Former New York Times investigative reporter Kurt Eichenwald focuses on the financial crimes elements revealed in the memos: Cohen’s payments to Trump’s women (P1) and, in particular, Trump’s repayments to Cohen (P2) and how they were configured. Those payments invoiced to the Trump Organization as fees for services, Eichenwald suggests, implicate Trump (if he knew about them) and his company in “conspiracy, money laundering, fraud AND campaign finance violations.”

Trump, who long feared close examination of his business dealings and has refused to release his taxes, now finds the Trump Organization (the name now seems loaded) under a microscope. His office will not shield it from prosecution, should that come.

For a whole lot of nothing, the president and his cronies have expended a lot of effort and risked substantial legal exposure to hide it, not to mention innumerable “NO COLLUSION” tweets. The full extent of this iceberg has yet to be publicly measured.
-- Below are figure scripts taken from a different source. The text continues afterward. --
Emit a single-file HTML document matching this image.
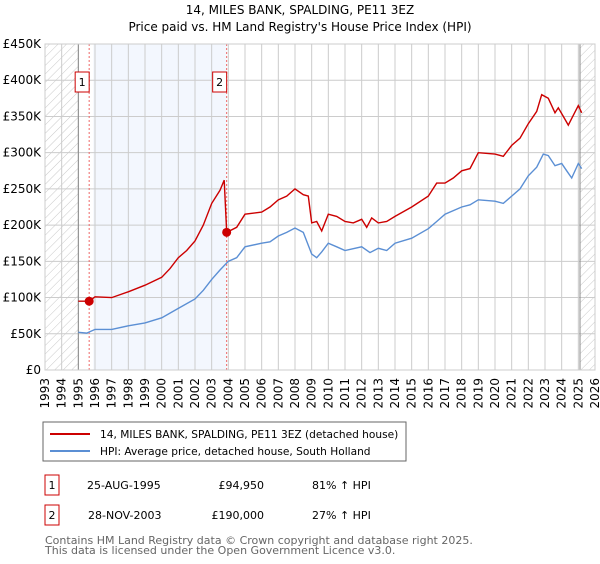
<!DOCTYPE html>
<html><head><meta charset="utf-8"><style>
body{margin:0;background:#fff;width:600px;height:560px;overflow:hidden;font-family:"DejaVu Sans","Liberation Sans",sans-serif}
svg text{font-family:"DejaVu Sans","Liberation Sans",sans-serif}
</style></head><body>
<svg id="c" width="600" height="560" xmlns="http://www.w3.org/2000/svg">
<defs><pattern id="h" width="6" height="6" patternUnits="userSpaceOnUse" patternTransform="rotate(45)"><line x1="0" y1="0" x2="0" y2="6" stroke="#bbb" stroke-width="0.8"/></pattern></defs>
<text x="300" y="14" text-anchor="middle" font-size="12">14, MILES BANK, SPALDING, PE11 3EZ</text>
<text x="300" y="31" text-anchor="middle" font-size="12">Price paid vs. HM Land Registry's House Price Index (HPI)</text>
<g id="plot"></g>
<rect x="43" y="422" width="363" height="39" fill="#fff" stroke="#666"/>
<line x1="50" y1="434" x2="90" y2="434" stroke="#cc0000" stroke-width="2"/>
<text x="100" y="438" font-size="10.6">14, MILES BANK, SPALDING, PE11 3EZ (detached house)</text>
<line x1="50" y1="451" x2="90" y2="451" stroke="#5b8fd4" stroke-width="2"/>
<text x="100" y="455" font-size="10.6">HPI: Average price, detached house, South Holland</text>
<g font-size="11">
<rect x="45" y="475" width="14" height="20" fill="#fff" stroke="#cc0000"/>
<text x="52" y="489" text-anchor="middle">1</text>
<text x="87" y="489">25-AUG-1995</text>
<text x="264" y="489" text-anchor="end">£94,950</text>
<text x="312" y="489">81% ↑ HPI</text>
<rect x="45" y="505" width="14" height="20" fill="#fff" stroke="#cc0000"/>
<text x="52" y="519" text-anchor="middle">2</text>
<text x="88" y="519">28-NOV-2003</text>
<text x="264" y="519" text-anchor="end">£190,000</text>
<text x="312" y="519">27% ↑ HPI</text>
</g>
<text x="45" y="544" font-size="11" fill="#666">Contains HM Land Registry data © Crown copyright and database right 2025.</text>
<text x="45" y="554" font-size="11" fill="#666">This data is licensed under the Open Government Licence v3.0.</text>
</svg>
<script>
const hpiYears=[1995.0,1995.5,1996,1997,1998,1999,2000,2001,2002,2002.5,2003,2003.5,2004,2004.5,2005,2006,2006.5,2007,2007.5,2008,2008.5,2009,2009.3,2009.6,2010,2010.5,2011,2012,2012.5,2013,2013.5,2014,2015,2016,2016.5,2017,2018,2018.5,2019,2020,2020.5,2021,2021.5,2022,2022.5,2022.9,2023.2,2023.6,2024,2024.3,2024.6,2025.0,2025.2];
const hpiValues=[52,51,56,56,61,65,72,85,98,110,125,138,150,155,170,175,177,185,190,196,190,160,155,163,175,170,165,170,162,168,165,175,182,195,205,215,225,228,235,233,230,240,250,268,280,298,296,282,285,275,265,285,278];
const priceYears=[1995.0,1995.65,1996,1997,1998,1999,2000,2000.5,2001,2001.5,2002,2002.5,2003,2003.5,2003.75,2003.9,2004.5,2005,2006,2006.5,2007,2007.5,2008,2008.5,2008.8,2009,2009.3,2009.6,2010,2010.5,2011,2011.5,2012,2012.3,2012.6,2013,2013.5,2014,2015,2016,2016.5,2017,2017.5,2018,2018.5,2019,2020,2020.5,2021,2021.5,2022,2022.5,2022.8,2023.2,2023.6,2023.8,2024.1,2024.4,2025.0,2025.2];
const priceValues=[95,94.95,101,100,108,117,128,140,155,165,178,200,230,248,262,190,197,215,218,225,235,240,250,242,240,203,205,192,215,212,205,203,208,197,210,203,205,212,225,240,258,258,265,275,278,300,298,295,310,320,340,357,380,375,355,362,350,338,365,355];
const saleYears=[1995.65,2003.9];
const saleValues=[94.95,190];
const yTicks=[0,50,100,150,200,250,300,350,400,450];
const yTickLabels=["£0","£50K","£100K","£150K","£200K","£250K","£300K","£350K","£400K","£450K"];
const xTicks=[1993,1994,1995,1996,1997,1998,1999,2000,2001,2002,2003,2004,2005,2006,2007,2008,2009,2010,2011,2012,2013,2014,2015,2016,2017,2018,2019,2020,2021,2022,2023,2024,2025,2026];
const L=45,R=595,T=44,B=370;
const X=y=>L+(y-1993)/(2026-1993)*(R-L);
const Y=v=>B-v/450*(B-T);
const NS="http://www.w3.org/2000/svg";
const g=document.getElementById('plot');
function mk(t,a,p){const e=document.createElementNS(NS,t);for(const k in a)e.setAttribute(k,a[k]);(p||g).appendChild(e);return e;}
let e;
e=mk('rect',{x:X(1995.9),y:T,width:X(2003.9)-X(1995.9),height:B-T,fill:'#eef3fd',opacity:0.7});


e=mk('rect',{x:L,y:T,width:X(1995)-L,height:B-T,fill:'url(#h)'});


e=mk('rect',{x:X(2025.1),y:T,width:R-X(2025.1),height:B-T,fill:'url(#h)'});


xTicks.forEach(t=>{
 e=mk('line',{x1:X(t),x2:X(t),y1:T,y2:B,stroke:'#ccc','stroke-width':1});
 
 
 e=mk('text',{x:0,y:0,'font-size':12,'text-anchor':'end',transform:`translate(${X(t)+4},${B+8}) rotate(-90)`});
 e.textContent=t;
 
 
});
yTicks.forEach((t,i)=>{
 e=mk('line',{x1:L,x2:R,y1:Y(t),y2:Y(t),stroke:'#ccc','stroke-width':1});
 
 
 e=mk('text',{x:L-4,y:Y(t)+4,'font-size':12,'text-anchor':'end'});
 e.textContent=yTickLabels[i];
 
 
});
[1995,2025.1].forEach(t=>{
 e=mk('line',{x1:X(t),x2:X(t),y1:T,y2:B,stroke:'#888','stroke-width':1});
 
 
});
saleYears.forEach((s,i)=>{
 e=mk('line',{x1:X(s),x2:X(s),y1:T,y2:B,stroke:'#e66','stroke-width':1,'stroke-dasharray':'2,2'});
 
 
 e=mk('rect',{x:X(s)-14,y:72,width:14,height:20,fill:'#fff',stroke:'#cc0000'});
 
 
 e=mk('text',{x:X(s)-7,y:86,'font-size':11,'text-anchor':'middle'});
 e.textContent=String(i+1);
 
 
});
const pts=(xs,vs)=>xs.map((x,i)=>X(x).toFixed(1)+','+Y(vs[i]).toFixed(1)).join(' ');
e=mk('polyline',{points:pts(hpiYears,hpiValues),fill:'none',stroke:'#5b8fd4','stroke-width':1.4});


e=mk('polyline',{points:pts(priceYears,priceValues),fill:'none',stroke:'#cc0000','stroke-width':1.4});


saleYears.forEach((s,i)=>{
 e=mk('circle',{cx:X(s),cy:Y(saleValues[i]),r:4.5,fill:'#cc0000'});
 
 
});
e=mk('rect',{x:L,y:T,width:R-L,height:B-T,fill:'none',stroke:'#ccc'});


</script>
</body></html>
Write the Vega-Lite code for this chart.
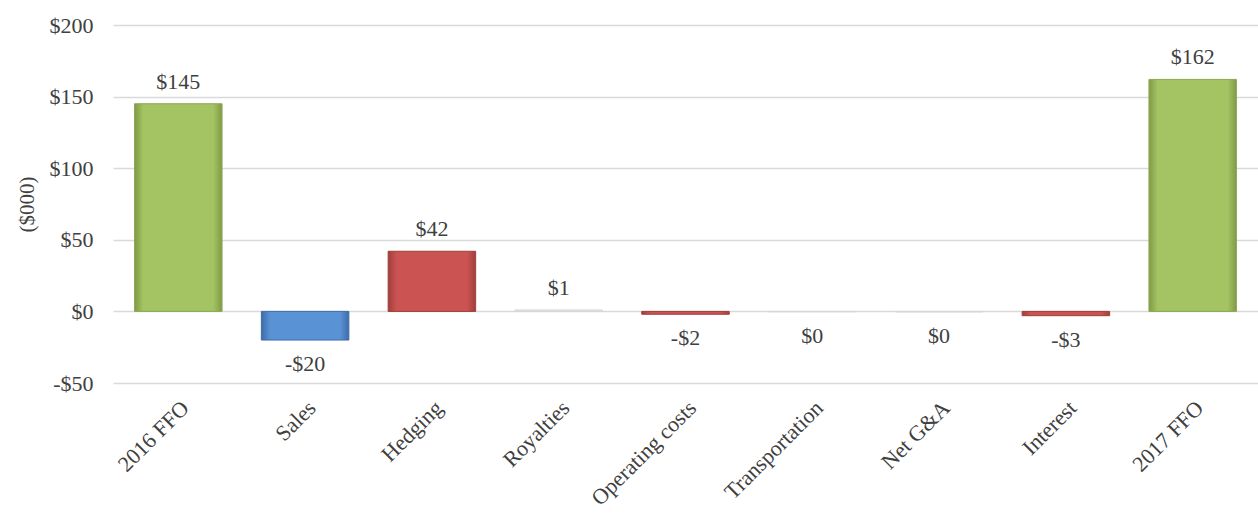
{
"$schema": "https://vega.github.io/schema/vega-lite/v6.json",
"autosize": {"type": "none"},
"padding": {"left": 113, "top": 25, "right": 0, "bottom": 131},
"width": 1145,
"height": 358,
"background": "white",
"config": {
  "font": "Liberation Serif",
  "view": {"stroke": null},
  "axis": {"labelFont": "Liberation Serif", "titleFont": "Liberation Serif", "labelFontSize": 22, "titleFontSize": 21, "labelColor": "#404040", "titleColor": "#404040", "titleFontWeight": "normal", "domain": false, "ticks": false, "gridColor": "#d9d9d9", "gridWidth": 1.5}
},
"data": {"values": [
  {"category": "2016 FFO", "value": 145, "series": "total", "label": "$145"},
  {"category": "Sales", "value": -20, "series": "blue", "label": "-$20"},
  {"category": "Hedging", "value": 42, "series": "red", "label": "$42"},
  {"category": "Royalties", "value": 1, "series": "grey", "label": "$1"},
  {"category": "Operating costs", "value": -2, "series": "red", "label": "-$2"},
  {"category": "Transportation", "value": -0.3, "series": "grey", "label": "$0"},
  {"category": "Net G&A", "value": -0.4, "series": "grey", "label": "$0"},
  {"category": "Interest", "value": -3, "series": "red", "label": "-$3"},
  {"category": "2017 FFO", "value": 162, "series": "total", "label": "$162"}
]},
"encoding": {
  "x": {"field": "category", "type": "nominal", "sort": null,
    "scale": {"domain": ["2016 FFO", "Sales", "Hedging", "Royalties", "Operating costs", "Transportation", "Net G&A", "Interest", "2017 FFO"], "paddingInner": 0.31, "paddingOuter": 0.17},
    "axis": {"title": null, "labelAngle": -45, "labelPadding": 14, "grid": false}},
  "y": {"field": "value", "type": "quantitative",
    "scale": {"domain": [-50, 200], "nice": false},
    "axis": {"values": [-50, 0, 50, 100, 150, 200], "title": "($000)", "titlePadding": 12, "labelPadding": 20,
      "labelExpr": "datum.value < 0 ? '-$' + abs(datum.value) : '$' + datum.value"}}
},
"layer": [
  {"transform": [{"filter": "datum.series === 'total'"}],
   "mark": {"type": "bar", "stroke": "#8BA755", "strokeWidth": 1,
     "fill": {"gradient": "linear", "x1": 0, "x2": 1, "y1": 0, "y2": 0, "stops": [
       {"offset": 0, "color": "#7F9B47"}, {"offset": 0.1, "color": "#A4C362"}, {"offset": 0.9, "color": "#A4C362"}, {"offset": 1, "color": "#7F9B47"}]}}},
  {"transform": [{"filter": "datum.series === 'blue'"}],
   "mark": {"type": "bar", "stroke": "#3F6CA5", "strokeWidth": 1,
     "fill": {"gradient": "linear", "x1": 0, "x2": 1, "y1": 0, "y2": 0, "stops": [
       {"offset": 0, "color": "#3C6DA8"}, {"offset": 0.1, "color": "#5A92D6"}, {"offset": 0.9, "color": "#5A92D6"}, {"offset": 1, "color": "#3C6DA8"}]}}},
  {"transform": [{"filter": "datum.series === 'red'"}],
   "mark": {"type": "bar", "stroke": "#9E3E3B", "strokeWidth": 1,
     "fill": {"gradient": "linear", "x1": 0, "x2": 1, "y1": 0, "y2": 0, "stops": [
       {"offset": 0, "color": "#A03F3C"}, {"offset": 0.1, "color": "#CB5452"}, {"offset": 0.9, "color": "#CB5452"}, {"offset": 1, "color": "#A03F3C"}]}}},
  {"transform": [{"filter": "datum.series === 'grey'"}],
   "mark": {"type": "bar", "fill": "#e3e3e3", "stroke": "#d6d6d6", "strokeWidth": 1}},
  {"transform": [{"filter": "datum.value >= 0"}],
   "mark": {"type": "text", "baseline": "bottom", "dy": -10, "fontSize": 22, "font": "Liberation Serif", "color": "#404040"},
   "encoding": {"text": {"field": "label"}}},
  {"transform": [{"filter": "datum.value < 0"}],
   "mark": {"type": "text", "baseline": "top", "dy": 14, "fontSize": 22, "font": "Liberation Serif", "color": "#404040"},
   "encoding": {"text": {"field": "label"}}}
]
}
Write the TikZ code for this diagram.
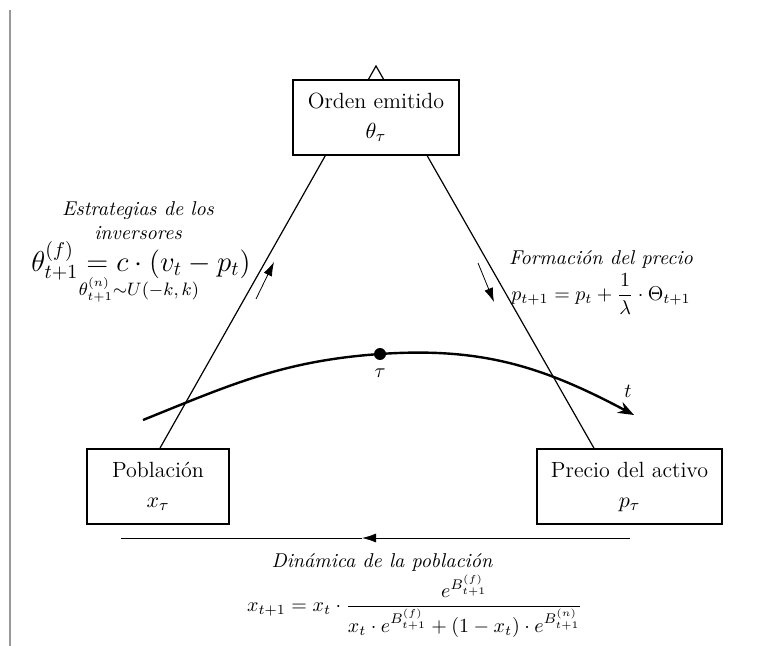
\documentclass[tikz,border=0pt]{standalone}
\usepackage{amsmath,amssymb}
\usetikzlibrary{arrows.meta}

\tikzset{
  caja/.style={draw, thick, fill=white, align=center, minimum height=37.5pt, inner sep=2pt,
    font=\fontsize{11}{14}\selectfont},
  flecha/.style={-{Latex[length=7pt,width=4.5pt]}},
  rotulo/.style={font=\itshape, align=center},
}

\begin{document}
\begin{tikzpicture}[x=0.5pt,y=-0.5pt]
\useasboundingbox (0,0) rectangle (765,646);
\draw[gray!80, line width=1pt] (10,10) -- (10,646);

% triangulo
\coordinate (apex) at (376,66);
\coordinate (pieI) at (151,464);
\coordinate (pieD) at (603,464);
\draw[semithick] (pieI) -- (apex) -- (pieD);

\node[caja, minimum width=83pt] (orden) at (376,117.5) {Orden emitido\\[1pt] $\theta_\tau$};
\node[caja, minimum width=71pt] (pob) at (158,486.5) {Poblaci\'on\\[1pt] $x_\tau$};
\node[caja, minimum width=92.5pt] (precio) at (629.5,486.5) {Precio del activo\\[1pt] $\large p_\tau$};

% flechas pequenas
\coordinate (fiA) at (256,299);
\coordinate (fiB) at (274,262);
\draw[flecha] (fiA) -- (fiB);
\coordinate (fdA) at (478,263);
\coordinate (fdB) at (494,302);
\draw[flecha] (fdA) -- (fdB);

% tiempo
\coordinate (tIni) at (143,420);
\coordinate (tFin) at (634,415);
\node[circle, fill, inner sep=0pt, minimum size=6pt] (tau) at (380,354) {};
\draw[line width=1.2pt, -{Stealth[length=8pt,width=6pt]}] (tIni) to[out=22,in=184] (tau.center) to[out=4,in=152] (tFin);
\node (taulab) at (380,373) {$\tau$};
\node (tlab) at (628,391) {$t$};

% estrategias
\node[rotulo] (estr) at (138,221) {Estrategias de los\\ inversores};
\node[font=\Large] (fundam) at (141,261) {$\theta^{(f)}_{t+1} = c\cdot(v_t-p_t)$};
\node[font=\small] (ruido) at (139,290) {$\theta^{(n)}_{t+1}{\sim}U(-k,k)$};

% precio
\node[rotulo] (form) at (601,259) {Formaci\'on del precio};
\node (precform) at (601,294) {$p_{t+1}=p_t+\dfrac{1}{\lambda}\cdot\Theta_{t+1}$};

% poblacion
\coordinate (bI) at (121,538);
\coordinate (bM) at (362,538);
\coordinate (bD) at (630,538);
\draw[flecha] (bD) -- (bM);
\draw (bM) -- (bI);
\node[rotulo] (din) at (382,562) {Din\'amica de la poblaci\'on};
\node (dinform) at (415,606) {$x_{t+1} = x_t\cdot\dfrac{e^{B^{(f)}_{t+1}}}{x_t\cdot e^{B^{(f)}_{t+1}}+(1-x_t)\cdot e^{B^{(n)}_{t+1}}}$};
\end{tikzpicture}
\end{document}
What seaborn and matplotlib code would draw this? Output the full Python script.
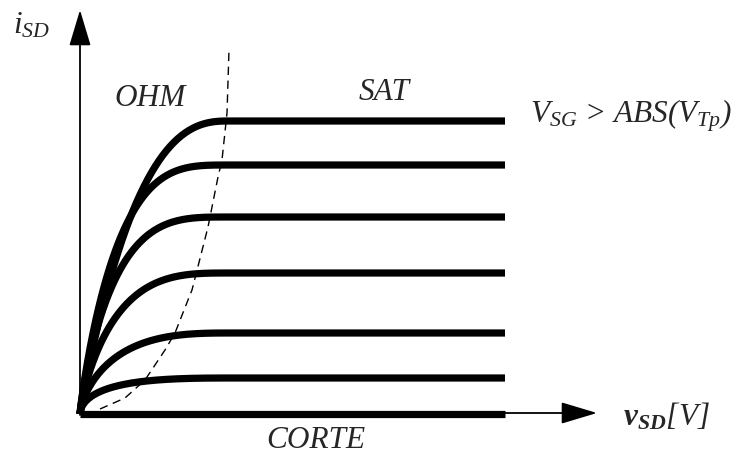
import numpy as np
import pandas as pd
import matplotlib
matplotlib.use("Agg")
import matplotlib.pyplot as plt
import seaborn as sns

# ---- data (schematic units: v in V, i in mA) ----
sat_levels = [2.93, 2.49, 1.97, 1.41, 0.81, 0.36]   # saturation currents
curve_shape = [2.5, 3.3, 3.3, 3.0, 2.6, 2.4]         # curvature of ohmic region
curve_warp = [0.95, 0.9, 0.85, 0.8, 0.7, 0.55]       # steepness near origin
v_knee = 1.48                                        # end of ohmic region
v_end = 4.25                                         # end of drawn characteristic
boundary_v = [0.20, 0.45, 0.65, 0.85, 0.95, 1.08, 1.12, 1.28, 1.38, 1.42, 1.47, 1.49]
boundary_i = [0.05, 0.16, 0.34, 0.64, 0.81, 1.14, 1.24, 1.87, 2.37, 2.54, 3.01, 3.64]

sns.set_theme(style="white")
plt.rcParams["font.family"] = ["Liberation Serif", "DejaVu Serif"]
plt.rcParams["mathtext.fontset"] = "custom"
plt.rcParams["mathtext.rm"] = "Liberation Serif:italic"
plt.rcParams["mathtext.it"] = "Liberation Serif:italic"
plt.rcParams["mathtext.bf"] = "Liberation Serif:bold:italic"

rows = []
for k, (L, p, q) in enumerate(zip(sat_levels, curve_shape, curve_warp)):
    v = np.linspace(0, v_knee, 160)
    u = (v / v_knee) ** q
    i = L * (1 - (1 - u) ** p)
    v = np.append(v, v_end)
    i = np.append(i, L)
    for a, b in zip(v, i):
        rows.append({"v": a, "i": b, "curve": k})
# cut-off line
rows.append({"v": 0.0, "i": 0.0, "curve": 99})
rows.append({"v": v_end, "i": 0.0, "curve": 99})
df = pd.DataFrame(rows)

fig = plt.figure(figsize=(7.41, 4.58), dpi=100)
ax = fig.add_axes([0, 0, 1, 1])
ax.set_xlim(-0.80, 6.61)
ax.set_ylim(-0.44, 4.14)
ax.axis("off")

sns.lineplot(data=df, x="v", y="i", units="curve", estimator=None, sort=False,
             color="black", lw=5.2, legend=False, ax=ax,
             solid_capstyle="butt", solid_joinstyle="round")

bdf = pd.DataFrame({"v": boundary_v, "i": boundary_i})
sns.lineplot(data=bdf, x="v", y="i", sort=False, estimator=None, color="black",
             lw=1.0, ax=ax, linestyle=(0, (6, 4)))

# axes arrows
arrow = dict(arrowstyle="-|>,head_length=1.5,head_width=0.45", lw=1.3,
             color="black", mutation_scale=15, shrinkA=0, shrinkB=0)
ax.annotate("", xy=(0.0, 4.04), xytext=(0.0, -0.01), arrowprops=arrow)
ax.annotate("", xy=(5.17, 0.01), xytext=(-0.02, 0.01), arrowprops=arrow)

fs = 22.5
ax.text(-0.67, 3.81, r"$i_{SD}$", fontsize=fs, ha="left", va="baseline")
ax.text(0.70, 3.15, "OHM", fontsize=fs, style="italic", ha="center", va="center")
ax.text(3.04, 3.22, "SAT", fontsize=fs, style="italic", ha="center", va="center")
ax.text(4.50, 2.91, r"$V_{SG}$ > $ABS(V_{Tp})$", fontsize=fs, style="italic",
        ha="left", va="baseline")
ax.text(5.43, -0.11, r"$\mathbf{v_{SD}}[V]$", fontsize=fs, ha="left", va="baseline")
ax.text(2.36, -0.26, "CORTE", fontsize=fs, style="italic", ha="center", va="center")

fig.savefig("out.png", dpi=100)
Trump’s own Department of Justice believes he participated in conspiracy and obstruction of justice. The news will badger incoming House Democrats to take a stand on whether to impeach Trump based on these DOJ findings. There are, however, more shoes to drop in the Mueller probe.

Whatever darker secrets lie behind the pedestrian crimes remain hidden for now. Pulling the trigger on impeachment before they see the whites of his eyes may risk missing their mark. Republicans in the Senate need irresistible public pressure and/or pangs of vestigial conscience to do the duty they seem for now able to ignore.

Let’s hope the country lasts that long.